All lines in the data bearing the string "that" should be identified and copied.

Rows from a dataset of charts and code ->
--- --- ---

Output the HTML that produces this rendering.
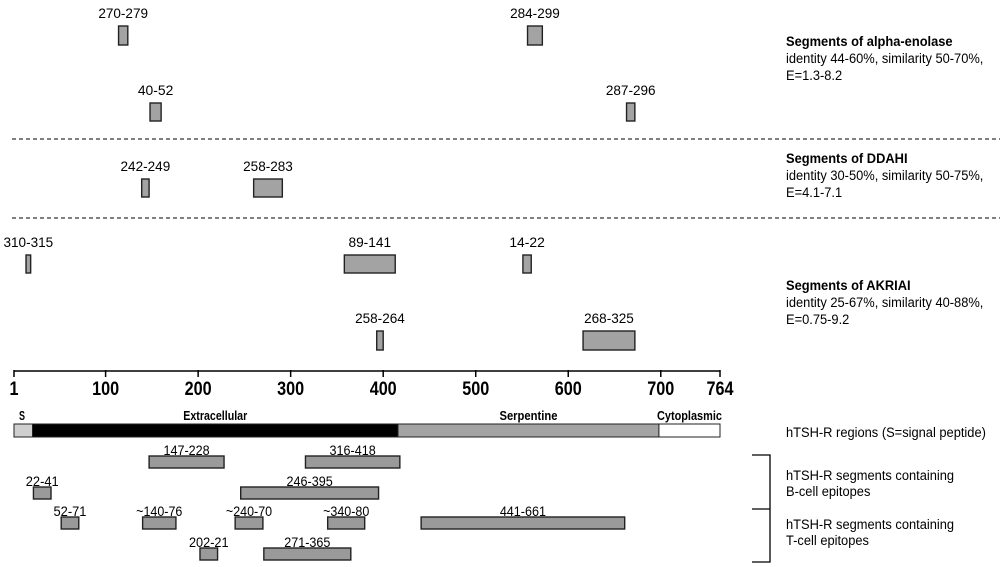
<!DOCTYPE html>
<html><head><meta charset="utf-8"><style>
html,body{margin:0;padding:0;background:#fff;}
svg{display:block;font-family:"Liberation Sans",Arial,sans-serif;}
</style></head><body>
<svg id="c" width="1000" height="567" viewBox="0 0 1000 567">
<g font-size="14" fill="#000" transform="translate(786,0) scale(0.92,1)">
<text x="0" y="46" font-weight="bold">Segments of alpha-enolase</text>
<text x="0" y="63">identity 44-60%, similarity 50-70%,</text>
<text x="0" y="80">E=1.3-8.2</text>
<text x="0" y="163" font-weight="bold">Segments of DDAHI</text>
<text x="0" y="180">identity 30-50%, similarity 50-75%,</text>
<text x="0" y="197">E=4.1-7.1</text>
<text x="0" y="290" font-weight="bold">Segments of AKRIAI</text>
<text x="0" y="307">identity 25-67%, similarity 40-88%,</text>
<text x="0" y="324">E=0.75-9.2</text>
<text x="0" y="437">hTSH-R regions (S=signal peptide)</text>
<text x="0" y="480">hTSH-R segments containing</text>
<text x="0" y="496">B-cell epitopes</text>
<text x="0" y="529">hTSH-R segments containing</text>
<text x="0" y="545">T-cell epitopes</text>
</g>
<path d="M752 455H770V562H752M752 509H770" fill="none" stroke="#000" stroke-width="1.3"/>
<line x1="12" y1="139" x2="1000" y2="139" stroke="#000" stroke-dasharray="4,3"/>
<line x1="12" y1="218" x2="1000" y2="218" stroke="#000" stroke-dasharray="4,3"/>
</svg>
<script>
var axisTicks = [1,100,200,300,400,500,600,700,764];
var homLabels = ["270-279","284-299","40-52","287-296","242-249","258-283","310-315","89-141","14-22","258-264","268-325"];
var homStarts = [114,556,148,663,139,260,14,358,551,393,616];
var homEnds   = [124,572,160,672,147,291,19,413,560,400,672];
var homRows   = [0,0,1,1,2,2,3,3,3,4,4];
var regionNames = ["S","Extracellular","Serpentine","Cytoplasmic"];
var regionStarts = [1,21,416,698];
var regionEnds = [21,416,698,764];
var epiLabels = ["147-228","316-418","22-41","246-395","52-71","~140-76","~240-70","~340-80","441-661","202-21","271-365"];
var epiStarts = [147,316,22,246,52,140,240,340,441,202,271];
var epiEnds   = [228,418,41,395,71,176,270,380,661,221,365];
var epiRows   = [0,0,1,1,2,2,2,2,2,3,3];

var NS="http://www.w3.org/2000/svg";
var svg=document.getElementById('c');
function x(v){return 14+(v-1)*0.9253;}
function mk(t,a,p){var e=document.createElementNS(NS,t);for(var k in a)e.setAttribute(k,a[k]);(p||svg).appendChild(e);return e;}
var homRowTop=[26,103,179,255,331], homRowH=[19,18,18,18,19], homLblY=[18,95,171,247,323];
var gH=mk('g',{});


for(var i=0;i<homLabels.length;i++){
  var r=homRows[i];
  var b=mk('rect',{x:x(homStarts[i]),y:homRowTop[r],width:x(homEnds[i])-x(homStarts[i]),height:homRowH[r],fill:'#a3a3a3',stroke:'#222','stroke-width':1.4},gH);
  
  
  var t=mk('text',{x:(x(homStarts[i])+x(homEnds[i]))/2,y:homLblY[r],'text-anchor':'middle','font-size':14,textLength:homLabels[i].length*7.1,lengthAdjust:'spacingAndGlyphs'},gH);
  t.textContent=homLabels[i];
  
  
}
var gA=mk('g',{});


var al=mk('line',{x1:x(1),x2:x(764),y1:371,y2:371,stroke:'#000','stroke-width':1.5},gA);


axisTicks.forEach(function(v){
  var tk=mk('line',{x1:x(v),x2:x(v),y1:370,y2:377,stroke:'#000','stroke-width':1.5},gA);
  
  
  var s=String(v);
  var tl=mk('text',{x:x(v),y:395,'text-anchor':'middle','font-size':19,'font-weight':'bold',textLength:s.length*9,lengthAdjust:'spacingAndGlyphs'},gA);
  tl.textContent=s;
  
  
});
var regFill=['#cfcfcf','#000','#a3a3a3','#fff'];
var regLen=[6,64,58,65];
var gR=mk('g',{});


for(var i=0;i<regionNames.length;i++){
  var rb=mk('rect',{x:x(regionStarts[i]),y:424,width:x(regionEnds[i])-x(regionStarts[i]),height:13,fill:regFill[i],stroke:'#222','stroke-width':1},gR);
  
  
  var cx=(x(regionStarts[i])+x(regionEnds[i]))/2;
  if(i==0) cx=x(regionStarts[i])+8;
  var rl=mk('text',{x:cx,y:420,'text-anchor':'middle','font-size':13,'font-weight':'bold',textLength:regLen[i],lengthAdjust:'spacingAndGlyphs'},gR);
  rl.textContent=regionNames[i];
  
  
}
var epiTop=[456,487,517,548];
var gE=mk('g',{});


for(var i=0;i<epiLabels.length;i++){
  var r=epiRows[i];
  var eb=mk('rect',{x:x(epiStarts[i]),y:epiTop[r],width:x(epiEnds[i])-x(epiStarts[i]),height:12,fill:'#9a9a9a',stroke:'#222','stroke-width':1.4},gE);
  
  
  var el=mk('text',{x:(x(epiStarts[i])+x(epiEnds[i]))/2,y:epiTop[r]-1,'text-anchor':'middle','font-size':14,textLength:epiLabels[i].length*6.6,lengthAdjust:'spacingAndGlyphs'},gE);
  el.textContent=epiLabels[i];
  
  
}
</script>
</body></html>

--- --- ---

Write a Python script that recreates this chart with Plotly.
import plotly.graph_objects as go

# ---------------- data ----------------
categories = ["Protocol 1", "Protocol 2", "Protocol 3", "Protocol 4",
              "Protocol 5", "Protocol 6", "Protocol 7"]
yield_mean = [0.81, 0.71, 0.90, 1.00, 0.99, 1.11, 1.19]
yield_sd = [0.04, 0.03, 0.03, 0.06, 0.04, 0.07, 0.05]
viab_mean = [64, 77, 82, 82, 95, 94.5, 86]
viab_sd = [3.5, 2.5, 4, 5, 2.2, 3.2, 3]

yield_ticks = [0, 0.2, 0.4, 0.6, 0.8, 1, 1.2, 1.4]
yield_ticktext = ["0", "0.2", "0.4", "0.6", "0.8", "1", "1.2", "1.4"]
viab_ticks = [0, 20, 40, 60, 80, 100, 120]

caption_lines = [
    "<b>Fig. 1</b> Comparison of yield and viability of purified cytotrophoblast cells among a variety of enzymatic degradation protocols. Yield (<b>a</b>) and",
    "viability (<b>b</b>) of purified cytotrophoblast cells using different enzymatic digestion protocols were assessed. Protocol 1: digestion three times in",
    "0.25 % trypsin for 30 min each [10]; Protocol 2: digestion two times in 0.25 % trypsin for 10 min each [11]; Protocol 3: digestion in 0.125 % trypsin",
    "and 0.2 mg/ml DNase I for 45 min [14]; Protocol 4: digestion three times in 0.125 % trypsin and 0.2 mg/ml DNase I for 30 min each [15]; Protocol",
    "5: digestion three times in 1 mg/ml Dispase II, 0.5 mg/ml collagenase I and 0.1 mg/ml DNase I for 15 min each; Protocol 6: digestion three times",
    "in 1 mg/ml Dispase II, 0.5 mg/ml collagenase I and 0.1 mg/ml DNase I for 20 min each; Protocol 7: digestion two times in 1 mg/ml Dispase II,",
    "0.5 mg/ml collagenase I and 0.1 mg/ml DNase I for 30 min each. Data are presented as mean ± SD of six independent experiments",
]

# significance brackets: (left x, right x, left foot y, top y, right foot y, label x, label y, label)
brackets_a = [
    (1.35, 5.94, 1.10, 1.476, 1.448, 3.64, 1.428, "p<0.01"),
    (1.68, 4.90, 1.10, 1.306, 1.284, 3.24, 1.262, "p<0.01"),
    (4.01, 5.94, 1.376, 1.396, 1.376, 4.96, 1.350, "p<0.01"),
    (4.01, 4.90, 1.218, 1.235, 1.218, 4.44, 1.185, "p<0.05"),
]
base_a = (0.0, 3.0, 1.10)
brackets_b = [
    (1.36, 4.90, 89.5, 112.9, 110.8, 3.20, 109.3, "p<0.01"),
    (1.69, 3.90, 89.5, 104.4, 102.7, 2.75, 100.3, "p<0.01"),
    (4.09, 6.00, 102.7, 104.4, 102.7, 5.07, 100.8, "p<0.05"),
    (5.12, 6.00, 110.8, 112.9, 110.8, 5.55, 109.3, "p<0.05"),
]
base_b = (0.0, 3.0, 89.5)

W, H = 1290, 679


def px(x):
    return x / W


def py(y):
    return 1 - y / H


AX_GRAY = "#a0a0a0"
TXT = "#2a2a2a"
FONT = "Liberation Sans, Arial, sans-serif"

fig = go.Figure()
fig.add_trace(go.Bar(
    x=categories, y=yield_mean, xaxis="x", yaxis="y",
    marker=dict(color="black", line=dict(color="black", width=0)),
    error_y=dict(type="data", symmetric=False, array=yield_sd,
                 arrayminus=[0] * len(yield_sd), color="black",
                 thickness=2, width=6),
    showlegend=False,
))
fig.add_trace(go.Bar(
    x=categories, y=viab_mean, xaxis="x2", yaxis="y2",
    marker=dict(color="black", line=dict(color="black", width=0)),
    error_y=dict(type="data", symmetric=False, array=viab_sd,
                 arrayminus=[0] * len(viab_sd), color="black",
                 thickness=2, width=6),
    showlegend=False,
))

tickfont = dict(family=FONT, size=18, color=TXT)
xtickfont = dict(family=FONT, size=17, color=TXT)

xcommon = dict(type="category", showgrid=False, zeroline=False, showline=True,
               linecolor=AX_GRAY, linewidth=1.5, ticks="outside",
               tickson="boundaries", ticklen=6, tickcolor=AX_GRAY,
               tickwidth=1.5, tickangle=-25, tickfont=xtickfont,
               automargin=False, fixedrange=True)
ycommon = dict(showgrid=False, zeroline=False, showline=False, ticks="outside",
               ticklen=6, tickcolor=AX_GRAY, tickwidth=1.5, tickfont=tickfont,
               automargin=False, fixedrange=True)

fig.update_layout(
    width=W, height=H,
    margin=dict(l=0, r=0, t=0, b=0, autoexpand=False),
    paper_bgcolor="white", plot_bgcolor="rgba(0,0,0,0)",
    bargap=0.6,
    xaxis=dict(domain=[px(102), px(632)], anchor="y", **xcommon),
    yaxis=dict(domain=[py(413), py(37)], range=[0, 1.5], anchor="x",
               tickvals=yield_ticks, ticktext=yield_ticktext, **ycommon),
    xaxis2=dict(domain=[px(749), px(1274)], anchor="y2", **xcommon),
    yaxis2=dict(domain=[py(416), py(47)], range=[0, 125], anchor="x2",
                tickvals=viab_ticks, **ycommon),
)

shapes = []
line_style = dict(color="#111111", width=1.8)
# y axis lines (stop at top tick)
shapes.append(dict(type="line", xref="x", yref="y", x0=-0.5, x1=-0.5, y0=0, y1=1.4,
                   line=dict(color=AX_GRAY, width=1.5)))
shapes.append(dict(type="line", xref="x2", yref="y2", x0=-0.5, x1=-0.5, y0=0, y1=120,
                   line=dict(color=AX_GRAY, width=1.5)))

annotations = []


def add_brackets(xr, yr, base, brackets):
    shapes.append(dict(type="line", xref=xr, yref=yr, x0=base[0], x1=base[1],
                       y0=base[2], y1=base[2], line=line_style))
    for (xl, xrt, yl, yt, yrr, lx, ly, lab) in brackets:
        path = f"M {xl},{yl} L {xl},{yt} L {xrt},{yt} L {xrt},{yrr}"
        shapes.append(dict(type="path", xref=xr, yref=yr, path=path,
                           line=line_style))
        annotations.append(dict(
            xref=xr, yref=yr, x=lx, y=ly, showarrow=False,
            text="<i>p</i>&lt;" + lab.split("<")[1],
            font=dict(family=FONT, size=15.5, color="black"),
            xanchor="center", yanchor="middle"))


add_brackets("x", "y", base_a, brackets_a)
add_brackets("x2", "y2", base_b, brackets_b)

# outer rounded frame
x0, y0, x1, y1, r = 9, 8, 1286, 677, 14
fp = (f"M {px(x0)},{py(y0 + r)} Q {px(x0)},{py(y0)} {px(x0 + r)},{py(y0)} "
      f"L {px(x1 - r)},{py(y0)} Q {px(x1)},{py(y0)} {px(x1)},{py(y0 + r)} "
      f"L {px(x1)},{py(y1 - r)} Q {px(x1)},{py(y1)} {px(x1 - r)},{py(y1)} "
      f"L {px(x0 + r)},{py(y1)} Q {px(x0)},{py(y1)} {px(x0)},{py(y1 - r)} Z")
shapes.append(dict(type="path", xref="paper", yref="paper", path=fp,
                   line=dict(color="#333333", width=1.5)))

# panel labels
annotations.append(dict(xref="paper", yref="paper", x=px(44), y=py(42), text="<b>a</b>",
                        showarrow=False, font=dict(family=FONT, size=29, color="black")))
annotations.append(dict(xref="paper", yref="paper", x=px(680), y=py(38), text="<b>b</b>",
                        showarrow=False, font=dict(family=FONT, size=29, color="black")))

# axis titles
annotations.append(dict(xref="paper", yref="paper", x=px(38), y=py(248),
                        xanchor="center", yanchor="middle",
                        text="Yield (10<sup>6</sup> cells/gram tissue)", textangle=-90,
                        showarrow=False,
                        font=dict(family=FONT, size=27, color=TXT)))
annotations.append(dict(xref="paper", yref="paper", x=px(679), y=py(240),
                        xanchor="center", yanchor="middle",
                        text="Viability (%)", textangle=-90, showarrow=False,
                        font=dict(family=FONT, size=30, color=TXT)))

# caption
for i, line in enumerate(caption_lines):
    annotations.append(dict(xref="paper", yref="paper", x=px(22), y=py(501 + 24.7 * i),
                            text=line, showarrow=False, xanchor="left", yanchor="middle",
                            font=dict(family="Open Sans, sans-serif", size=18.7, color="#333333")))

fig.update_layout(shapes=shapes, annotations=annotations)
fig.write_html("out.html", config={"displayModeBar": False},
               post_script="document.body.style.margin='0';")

--- --- ---

Right answer ->
Output the HTML that produces this rendering.
Write a Python script that recreates this chart with Plotly.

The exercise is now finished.